What did they taste like? Be forewarned; These bad boys don’t taste like cherries. I know, I’ll let that disappointment sink in. But it isn’t all bad news. They tasted like beer! And you now what? I was perfectly happy about that! So don’t expect to get any sweet cherry flavour in your bread. What you will get is an excellent beer flavoured dough, and if you ask me, that’s perfectly fine!

Anyway, let’s get into this recipe so you can get to enjoying some excellent beer waste bread! How exciting! And yes, I’m fully aware that doesn’t make it sound appealing.

Cherry Cheesecake Cream Ale Bread

Cherry Cheesecake Cream Ale Bread

Ingredients:
8 Cups of Harvested Cherries from Carboy, Blended (Just put them in a blender and puree them)
8-9 Cups All Purpose Flour
3 Teaspoons Quick Rise Yeast
1/4 Cup Sugar
2 Teaspoons Pink Himalayan Salt
2 Tablespoons Avacado Oil

Directions:
In a large mixing bowl, mix all your dry ingredients(flour, salt, sugar, and dry yeast) until they are well combined. Make a well with the dry ingredients and in the centre add in 8 cups of blended cherries and Avocado Oil. Mix until all ingredients are well combined and form a dough ball. If the mixture is too wet, add in more flour until dough is formed. Begin to knead the dough in the bowl for 5-10min. Cover the mixing bowl with plastic wrap or towel and place in a warm area in your kitchen or in the oven with the oven light on to proof. 

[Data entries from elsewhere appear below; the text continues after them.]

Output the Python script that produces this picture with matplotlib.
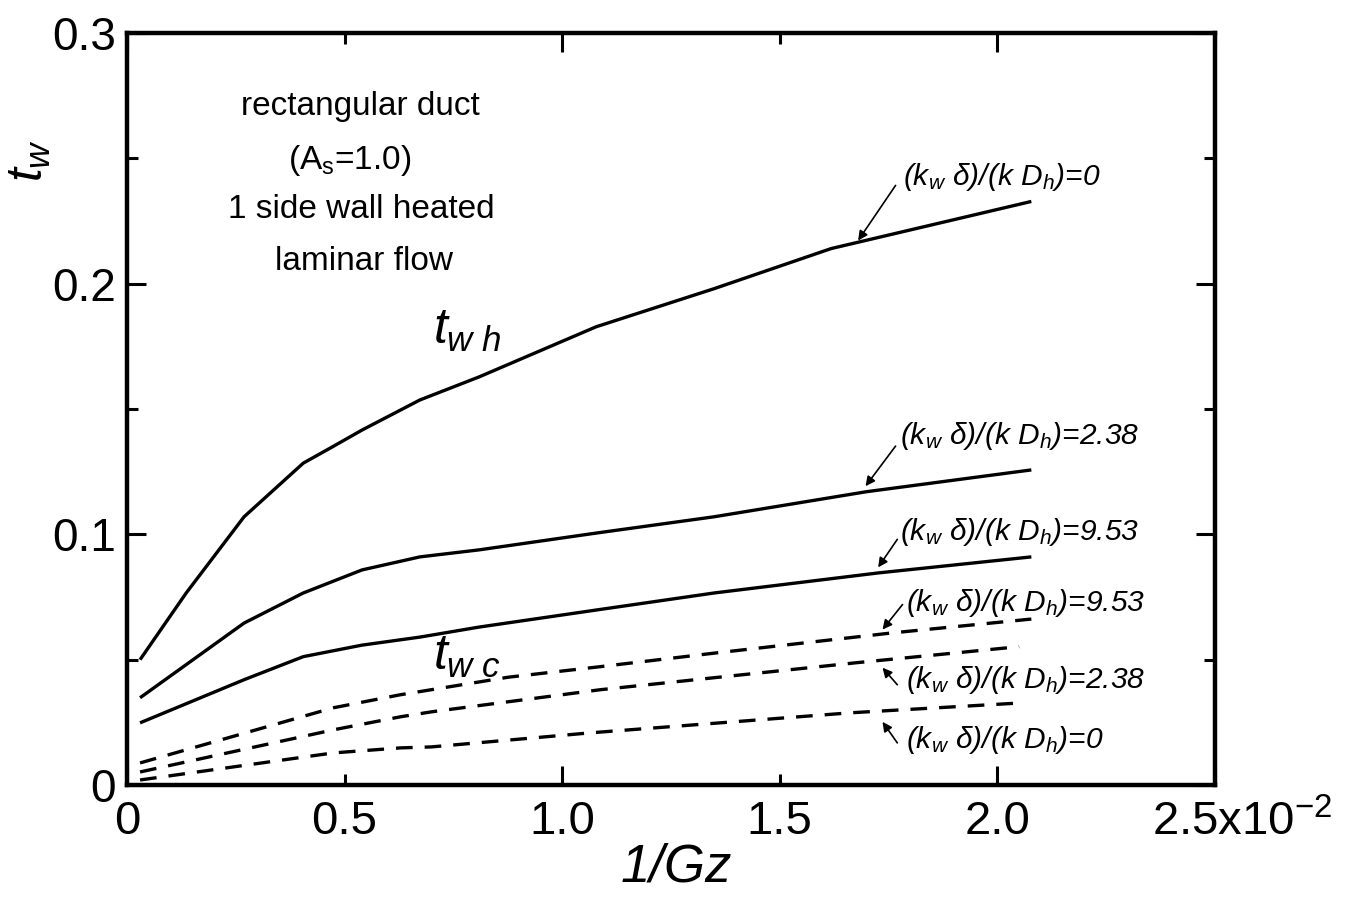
import matplotlib
matplotlib.use("Agg")
import matplotlib.pyplot as plt

plt.rcParams["font.family"] = ["Liberation Sans", "DejaVu Sans"]
plt.rcParams["mathtext.fontset"] = "custom"
plt.rcParams["mathtext.rm"] = "Liberation Sans"
plt.rcParams["mathtext.it"] = "Liberation Sans:italic"
plt.rcParams["mathtext.bf"] = "Liberation Sans:bold"

# wall temperature vs. inverse Graetz number (x in units of 1e-2)
# heated wall (solid): (kw*delta)/(k*Dh) = 0, 2.38, 9.53
x_h0 = [0.03, 0.136, 0.269, 0.405, 0.471, 0.540, 0.673, 0.809, 1.078,
        1.349, 1.618, 2.078]
t_h0 = [0.050, 0.0766, 0.107, 0.1284, 0.1348, 0.1416, 0.1536, 0.1628,
        0.1828, 0.198, 0.214, 0.2328]

x_h238 = [0.03, 0.269, 0.405, 0.540, 0.673, 0.809, 1.078, 1.349, 1.699, 2.078]
t_h238 = [0.0348, 0.0646, 0.0766, 0.0858, 0.091, 0.0938, 0.1005, 0.107,
          0.117, 0.1257]

x_h953 = [0.03, 0.269, 0.405, 0.540, 0.673, 0.809, 1.078, 1.349, 1.726, 2.078]
t_h953 = [0.0248, 0.042, 0.0512, 0.0558, 0.059, 0.063, 0.0698, 0.0766,
          0.0846, 0.091]

# cooled wall (dashed): (kw*delta)/(k*Dh) = 9.53, 2.38, 0
x_c953 = [0.03, 0.474, 0.628, 0.876, 1.087, 1.349, 1.754, 2.078]
t_c953 = [0.0088, 0.0308, 0.036, 0.043, 0.0472, 0.0526, 0.0606, 0.0662]

x_c238 = [0.03, 0.474, 0.628, 0.70, 1.087, 1.677, 2.05]
t_c238 = [0.0052, 0.022, 0.0272, 0.0292, 0.038, 0.0488, 0.0552]

x_c0 = [0.03, 0.474, 0.628, 0.70, 1.064, 1.662, 2.06]
t_c0 = [0.002, 0.0128, 0.0148, 0.0152, 0.0208, 0.0288, 0.0328]

x_major = [0.0, 1.0, 2.0]
x_major_labels = ["0", "1.0", "2.0"]
x_minor = [0.5, 1.5, 2.5]
x_minor_labels = ["0.5", "1.5", ""]
y_major = [0.0, 0.1, 0.2, 0.3]
y_major_labels = ["0", "0.1", "0.2", "0.3"]
y_minor = [0.05, 0.15, 0.25]

param_labels = ["0", "2.38", "9.53", "9.53", "2.38", "0"]
# label anchor (x, y), arrow tail, arrow head in data units
label_pos = [(1.784, 0.2424), (1.777, 0.1392), (1.777, 0.1008),
             (1.789, 0.0728), (1.789, 0.0420), (1.789, 0.0180)]
arrow_tail = [(1.766, 0.2392), (1.766, 0.1352), (1.770, 0.0980),
              (1.782, 0.0720), (1.770, 0.0400), (1.770, 0.0168)]
arrow_head = [(1.680, 0.2172), (1.697, 0.1192), (1.726, 0.0868),
              (1.736, 0.0620), (1.736, 0.0468), (1.736, 0.0252)]

W, H = 1354, 902
fig = plt.figure(figsize=(W / 100, H / 100), dpi=100)
ax = fig.add_axes([127 / W, (H - 785) / H, (1215 - 127) / W, (785 - 33) / H])

lw = 2.4
for xs, ys in [(x_h0, t_h0), (x_h238, t_h238), (x_h953, t_h953)]:
    ax.plot(xs, ys, color="black", lw=lw, solid_capstyle="butt",
            solid_joinstyle="round")
for xs, ys in [(x_c953, t_c953), (x_c238, t_c238), (x_c0, t_c0)]:
    ax.plot(xs, ys, color="black", lw=lw, linestyle=(0, (5.0, 3.6)))

ax.set_xlim(0, 2.5)
ax.set_ylim(0, 0.3)

ax.set_xticks(x_major, x_major_labels)
ax.set_xticks(x_minor, x_minor_labels, minor=True)
ax.set_yticks(y_major, y_major_labels)
ax.set_yticks(y_minor, minor=True)

ax.tick_params(which="both", direction="in", top=True, right=True,
               width=2.2, color="black")
ax.tick_params(which="major", length=14)
ax.tick_params(which="minor", length=8)
ax.tick_params(axis="x", which="both", labelsize=34, pad=11)
ax.tick_params(axis="y", which="both", labelsize=33, pad=8)

for s in ax.spines.values():
    s.set_linewidth(3.2)

# text block
info = [("rectangular duct", 360, 107),
        ("(A$_\\mathregular{s}$=1.0)", 350, 160),
        ("1 side wall heated", 361, 210),
        ("laminar flow", 364, 261)]
for txt, px, py in info:
    fig.text(px / W, 1 - py / H, txt, fontsize=24, ha="center", va="center")

ax.text(0.703, 0.176, r"$t_{w\ h}$", fontsize=36, ha="left", va="baseline")
ax.text(0.703, 0.046, r"$t_{w\ c}$", fontsize=36, ha="left", va="baseline")

for lab, lp, tl, hd in zip(param_labels, label_pos, arrow_tail, arrow_head):
    ax.text(lp[0], lp[1], "(k$_w$ δ)/(k D$_h$)=" + lab, fontsize=21.5,
            fontstyle="italic", ha="left", va="center")
    ax.annotate("", xy=hd, xytext=tl,
                arrowprops=dict(arrowstyle="-|>", lw=1.2, color="black",
                                mutation_scale=14, shrinkA=0, shrinkB=0))

fig.text(1152 / W, 1 - 800 / H, "2.5x10$^{-2}$", fontsize=34,
         ha="left", va="top")
fig.text(676 / W, 1 - 868 / H, "1/Gz", fontsize=38, fontstyle="italic",
         ha="center", va="center")
fig.text(30 / W, 1 - 160 / H, r"$t_w$", fontsize=36, rotation=90,
         ha="center", va="center")

fig.savefig("out.png", dpi=100, facecolor="white")
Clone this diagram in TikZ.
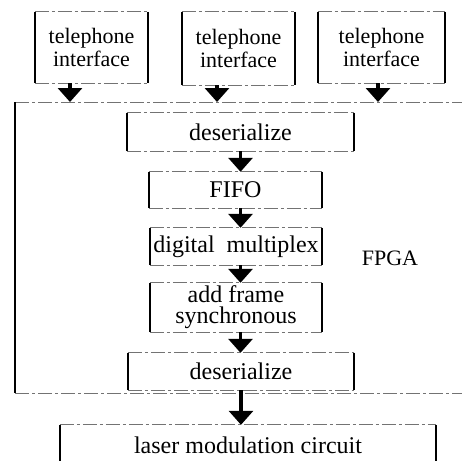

Proof for 1 1/2 hour, or until the dough has doubled in size. Punch the dough down and knead for a second time. Cut the dough ball in half and a buttered bread pan, place each half in. Proof for another 30 minutes. Once the second proof is finished, preheat oven to 400°F. If proofing in your oven make sure to take your bread out of the oven while it preheats! 

Once your oven is to temperature place bread pans in oven and bake the loaves for 45-60 minutes. Once the bread is finished baking take out of the oven and let cool before slicing into it. I know it’s hard to resist, but you must!

Once it is cooled serve with butter and honey and enjoy!